E Café Filho foi o primeiro
Presidente da República a jogar futebol? Tudo indica que sim. O que não
significa que outros Presidentes não tenham batido bola. E não foi só Lula.
P.ex., Medici foi atacante do Grêmio de Bagé (cf. Marcos Guterman), um “bom
jogador de futebol, desde Porto Alegre” até a Escola Militar do Realengo (cf.

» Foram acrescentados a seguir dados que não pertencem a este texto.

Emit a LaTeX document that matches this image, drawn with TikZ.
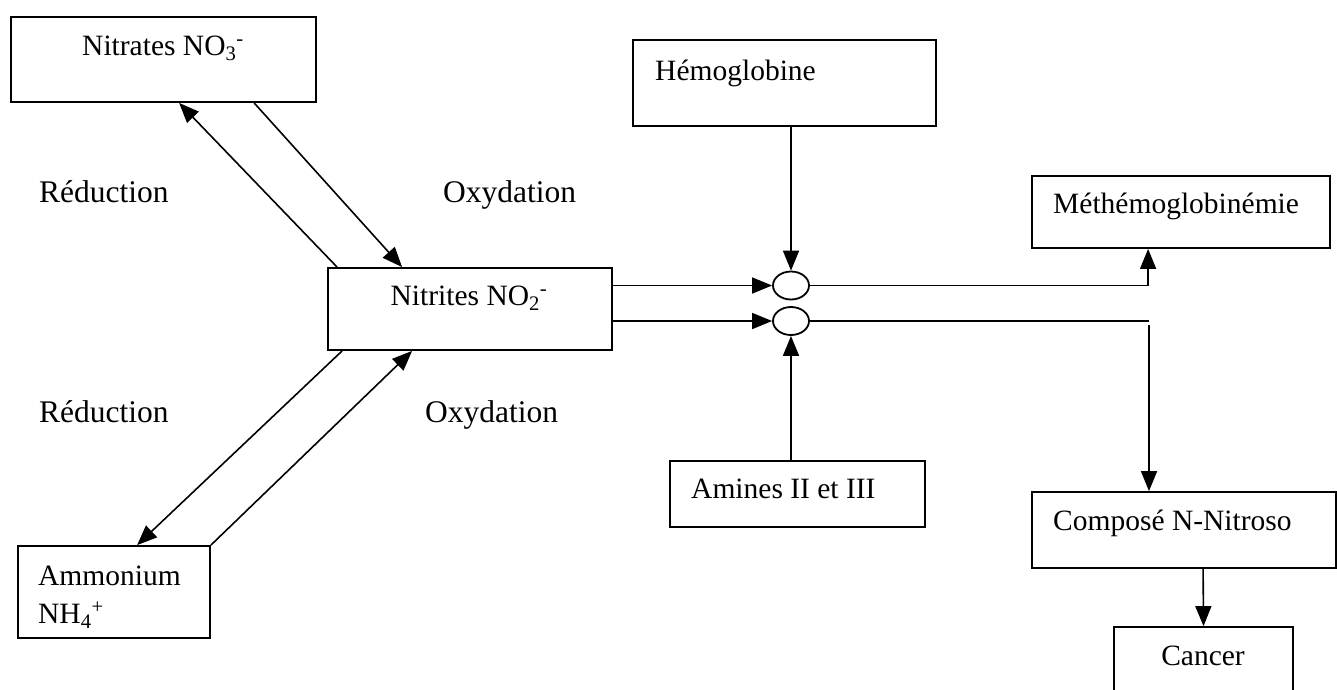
\documentclass[tikz,border=0pt]{standalone}
\usepackage{fontspec}
\setmainfont{Liberation Serif}
\usetikzlibrary{arrows.meta,calc,shapes.geometric}
\begin{document}
\begin{tikzpicture}[x=1pt,y=-1pt,
 box/.style={draw, line width=1.8pt, inner sep=0pt},
 lbl/.style={font=\fontsize{29.5}{36}\selectfont, inner sep=0pt},
 sidelbl/.style={font=\fontsize{31.5}{38}\selectfont, inner sep=0pt},
 conn/.style={line width=1.6pt, -{Triangle[length=20pt,width=16pt]}},
 plain/.style={line width=1.6pt},
 junc/.style={draw, ellipse, line width=1.8pt, minimum width=36pt, minimum height=28pt, inner sep=0pt}]
\path[use as bounding box, clip] (0,0) rectangle (1337,689);
\fill[white] (0,0) rectangle (1337,689);

% boxes
\node[box, minimum width=305pt, minimum height=85pt] (nitrates) at (163.5,59.5) {};
\node[box, minimum width=284pt, minimum height=82pt] (nitrites) at (470,309) {};
\node[box, minimum width=192pt, minimum height=92pt] (ammonium) at (114,592) {};
\node[box, minimum width=303pt, minimum height=86pt] (hemo) at (784.5,83) {};
\node[box, minimum width=298pt, minimum height=72pt] (methemo) at (1181,212) {};
\node[box, minimum width=255pt, minimum height=66pt] (amines) at (797.5,494) {};
\node[box, minimum width=304pt, minimum height=76pt] (compose) at (1184,530) {};
\node[box, minimum width=179pt, minimum height=93pt] (cancer) at (1203.5,673.5) {};

% junction circles
\node[junc] (c1) at (791,285.5) {};
\node[junc] (c2) at (791,321) {};

% texts
\node[lbl, anchor=base] (tnitrates) at (163,55) {Nitrates NO\textsubscript{3}\textsuperscript{-}};
\node[lbl, anchor=base] (tnitrites) at (469,305) {Nitrites NO\textsubscript{2}\textsuperscript{-}};
\node[lbl, anchor=base west] (tammo1) at (38,585) {Ammonium};
\node[lbl, anchor=base west] (tammo2) at (38,623) {NH\textsubscript{4}\textsuperscript{+}};
\node[lbl, anchor=base west] (themo) at (655,80) {Hémoglobine};
\node[lbl, anchor=base west] (tmethemo) at (1053,213) {Méthémoglobinémie};
\node[lbl, anchor=base west] (tamines) at (691,498) {Amines II et III};
\node[lbl, anchor=base west] (tcompose) at (1053,530) {Composé N-Nitroso};
\node[lbl, anchor=base] (tcancer) at (1203,665) {Cancer};
\node[sidelbl, anchor=base west] (red1) at (39,202) {Réduction};
\node[sidelbl, anchor=base west] (oxy1) at (443,202) {Oxydation};
\node[sidelbl, anchor=base west] (red2) at (39,422) {Réduction};
\node[sidelbl, anchor=base west] (oxy2) at (425,422) {Oxydation};

% connectors
\draw[conn] ($(nitrites.north west)+(10,0)$) -- ($(nitrates.south west)+(169,0)$);
\draw[conn] ($(nitrates.south west)+(244,0)$) -- ($(nitrites.north west)+(75,0)$);
\draw[conn] ($(nitrites.south west)+(15,0)$) -- ($(ammonium.north west)+(120,0)$);
\draw[conn] (ammonium.north east) -- ($(nitrites.south west)+(85,0)$);

\draw[conn] (nitrites.east |- c1.west) -- (c1.west);
\draw[conn] (nitrites.east |- c2.west) -- (c2.west);
\draw[conn] (c1.north |- hemo.south) -- (c1.north);
\draw[conn] (c2.south |- amines.north) -- (c2.south);

\draw[conn] (c1.east) -| ($(methemo.south west)+(117,0)$);
\coordinate (j2) at (1149,321);
\draw[plain] (c2.east) -- (j2);
\coordinate (j3) at (1149,325);
\draw[conn] (j3) -- (j3 |- compose.north);
\draw[conn] ($(compose.south west)+(172,0)$) -- (cancer.north);
\end{tikzpicture}
\end{document}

depoimento de Geisel). O general Aurélio de Lyra Tavares, integrante da Junta
Militar que assumiu durante a enfermidade de Costa e Silva, foi jogador do
futebol amador do Fluminense.
João Goulart também jogava
futebol. Começou no recreio do Ginásio Santana, em Uruguaiana (RS), em regime
de internato. Jango jogava no time dos mais velhos, de nome “Esperanza”, onde
atuava no meio campo, abrindo as jogadas para os companheiros avançarem.
Segundo Jorge Ferreira, Jango era um jogador habilidoso. Tanto que, na década
de 30, foi campeão juvenil pelo Internacional de Porto Alegre, até abandonar o
futebol devido a uma contusão.
Outro Presidente a jogar futebol foi
Tancredo Neves. No tempo de colégio, em São João Del Rey, ele já praticava o
esporte bretão, como se vê nesse depoimento:
“A diversão maior era o futebol.
O futebol que era travado com o maior entusiasmo, até com torcida no adro da
Igreja, e aí todos nós dividíamos em times antagônicos e cada qual mostrava as
suas habilidades, de acordo com as suas aptidões.”
A propósito, aparentemente, o
clube cuja camisa foi vestida por mais Presidentes (não só para fotografias,
mas para competição mesmo) foi o América mineiro. Além de Juscelino Kubitschek,
que fez natação e jogou basquete lá, o clube teve Tancredo, que jogou futebol.
Sem contar Lula, que, em 15.06.2003, disputou uma pelada no Alvorada usando a
camisa do Coelho, cf. foto de Ricardo Stuckert publicada na Folha de S. Paulo.